Zerbe and Colinvaux said the gift brought to mind various tax shelters involving charities that came under scrutiny during the time they worked in Congress.
Nickerson, however, denied that the gift was similar to those tax strategies.
“Further, it would not be appropriate for us to discuss the taxes of any of MIT’s donors,” he said.
Most of the tax shelters cited by Zerbe and Colinvaux involved an elaborate strategy in which privately held companies gave nonvoting shares to a charity and then, after a time, bought them back. The transactions attracted the attention of regulators puzzled by why donors would give nonprofit groups nonvoting shares, whose value — and thus potential for tax deduction — is limited by their nonvoting nature.
In 2003, the Senate Permanent Subcommittee on Investigations looked into such transactions and found that, in some cases, they were an elaborate way of using a charity’s tax-exempt status to erase tax liabilities for the other shareholders of the company involved.

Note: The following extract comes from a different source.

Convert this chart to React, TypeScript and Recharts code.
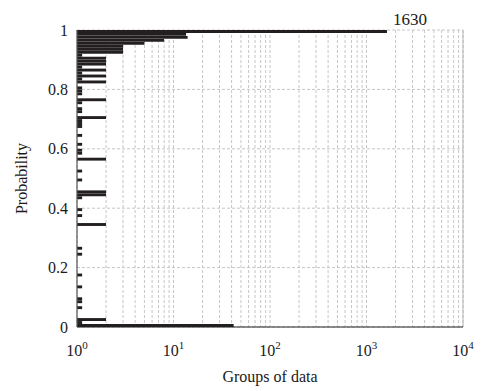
import React from "react";
import {
  BarChart,
  Bar,
  XAxis,
  YAxis,
  CartesianGrid,
  ReferenceLine,
  LabelList,
} from "recharts";

// probability bins (bin centres, 0.01 wide) and how many groups fall in each
const probability = [
  0.005, 0.015, 0.025, 0.065, 0.085, 0.095, 0.135, 0.175, 0.245, 0.265,
  0.345, 0.375, 0.395, 0.435, 0.445, 0.455, 0.495, 0.525, 0.565, 0.585,
  0.595, 0.615, 0.645, 0.675, 0.685, 0.695, 0.705, 0.725, 0.735, 0.755,
  0.765, 0.785, 0.795, 0.805, 0.825, 0.835, 0.845, 0.855, 0.865, 0.875,
  0.885, 0.895, 0.905, 0.915, 0.925, 0.935, 0.945, 0.955, 0.965, 0.975,
  0.985, 0.995,
];
const groups = [
  42, 1.13, 2, 1.13, 1.13, 1.13, 1.13, 1.13, 1.13, 1.13,
  2, 1.13, 1.13, 1.13, 2, 2, 1.13, 1.13, 2, 1.13,
  1.13, 1.13, 1.13, 1.13, 1.13, 1.13, 2, 1.13, 1.13, 1.13,
  2, 1.13, 1.13, 1.13, 2, 1.13, 2, 1.13, 2, 1.13,
  2, 2, 2, 1.13, 3, 3, 3, 5, 8, 14,
  13.5, 1630,
];

const xTicks = [
  1, 2, 3, 4, 5, 6, 7, 8, 9,
  10, 20, 30, 40, 50, 60, 70, 80, 90,
  100, 200, 300, 400, 500, 600, 700, 800, 900,
  1000, 2000, 3000, 4000, 5000, 6000, 7000, 8000, 9000,
  10000,
];
const yTicks = [0, 0.2, 0.4, 0.6, 0.8, 1];

const data = probability.map((p, i) => ({ p, groups: groups[i] }));
const peak = Math.max(...groups);

const FONT = "'Liberation Serif', 'Times New Roman', serif";
const INK = "#1a1a1a";
const textStyle = { fontFamily: FONT, fontSize: 16, fill: INK };

function LogTick(props: any) {
  const { x, y, payload } = props;
  const v = payload.value as number;
  const exp = Math.round(Math.log10(v));
  if (Math.abs(Math.pow(10, exp) - v) > 1e-6) return <g />;
  return (
    <text x={x} y={y + 29} textAnchor="middle" style={textStyle}>
      10
      <tspan dy={-7} style={{ fontSize: 11 }}>
        {exp}
      </tspan>
    </text>
  );
}

function ProbTick(props: any) {
  const { x, y, payload } = props;
  return (
    <text x={x - 9} y={y + 5.5} textAnchor="end" style={textStyle}>
      {payload.value}
    </text>
  );
}

function PeakLabel(props: any) {
  const { x, y, width, value } = props;
  if (value !== peak) return null;
  return (
    <text x={x + width + 6} y={y - 5} textAnchor="start" style={{ ...textStyle, fontSize: 17 }}>
      {value}
    </text>
  );
}

export default function App() {
  return (
    <div style={{ position: "absolute", left: 0, top: 0, background: "#fff" }}>
      <BarChart
        width={483}
        height={391}
        data={data}
        layout="vertical"
        margin={{ top: 30, right: 20, bottom: 0, left: 0 }}
      >
        <CartesianGrid stroke="#c6c6c6" strokeDasharray="3 2" />
        <XAxis
          type="number"
          scale="log"
          domain={[1, 10000]}
          allowDataOverflow
          ticks={xTicks}
          interval={0}
          height={64}
          tick={<LogTick />}
          tickLine={false}
          tickSize={0}
          tickMargin={0}
          axisLine={{ stroke: "#222", strokeWidth: 1.2 }}
          label={{
            content: () => (
              <text x={270} y={382} textAnchor="middle" style={textStyle}>
                Groups of data
              </text>
            ),
          }}
        />
        <YAxis
          type="number"
          dataKey="p"
          domain={[0, 1]}
          reversed
          ticks={yTicks}
          interval={0}
          width={77}
          tick={<ProbTick />}
          tickLine={false}
          tickSize={0}
          tickMargin={0}
          axisLine={{ stroke: "#555", strokeWidth: 1.2 }}
          label={{
            content: () => (
              <text transform="translate(27, 178.5) rotate(-90)" textAnchor="middle" style={textStyle}>
                Probability
              </text>
            ),
          }}
        />
        <ReferenceLine x={10000} stroke="#b5b5b5" />
        <Bar dataKey="groups" fill="#231f20" barSize={2.9} isAnimationActive={false}>
          <LabelList dataKey="groups" content={<PeakLabel />} />
        </Bar>
      </BarChart>
    </div>
  );
}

A charity involved in such a tax strategy would receive income from the company in proportion to the size of its holdings of nonvoting stock. But while that income was taxable, it was not distributed to the charity and stayed at the company to be reinvested.
The charity did not owe taxes on the income, anyway, because it was tax-exempt.
Later, the charity would sell the nonvoting shares back to the company at fair market value, and the company would distribute the income, tax-free, that had been associated with those shares among its other shareholders.
In other, similar cases, charities that received nonvoting stakes in privately held companies through gifts of nonvoting stock used large losses they had incurred on unrelated businesses to offset taxes for other shareholders. Dryburgh wrote a paper on that type of tax shelter.
In 2004, the IRS listed as “restricted” such transactions and denied deductions associated with them.